EPPING, U.K. – Although no one knows exactly how or when it made its way across the Atlantic, a very rare 18th-century American bureau/desk has emerged as the furniture highlight of a February 28 Greater London auction.
Boningtons auction house in Epping, Essex, immediately identified the private consignment as an American Chippendale-period piece. Made of mahogany with secondary white poplar, the desk is a magnificent example of furniture craftsmanship, with a well-carved shell motif below the central drawer, three drawers at either side, and elaborate original brass escutcheons. It stands on four masterfully carved ball-and-claw feet. The bureau/desk is offered by Boningtons with a $28,000-$42,000 estimate.
Owned by English family, its provenance includes US Secretary of the Treasury, NY Governor and Civil War Major General John Adams Dix
While it easily stands on its own merit, the bureau/desk also comes with intriguing provenance. By repute, it was formerly the property of John Adams Dix (1798-1879), a US Civil War (Union) major general, US secretary of the treasury and US senator.

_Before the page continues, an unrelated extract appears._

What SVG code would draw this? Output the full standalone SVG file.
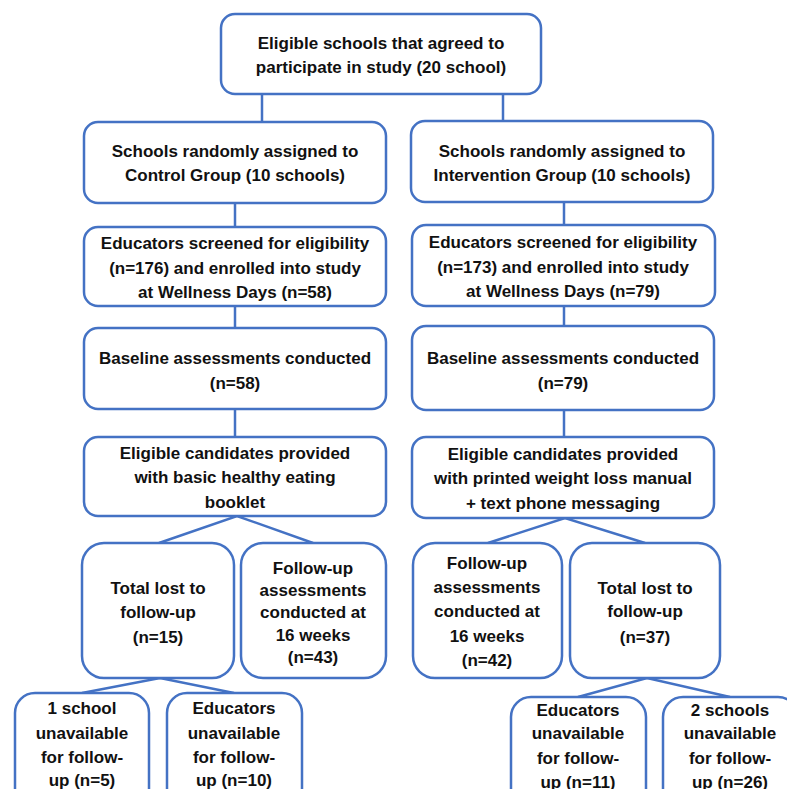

Dix was notable for arresting the pro-Confederacy Maryland legislature, preventing the divided border state from seceding, and for arranging a system for prisoner exchange via the Dix-Hill Cartel in partnership with Confederate Major General Daniel Harvey Hill. He was also United States minister to France from 1866 to 1869 and served as New York’s 24th governor from 1873 to 1874. As a civilian, Dix was president of the Union Pacific Railroad from 1863-1868, during the construction of the First Transcontinental Railroad.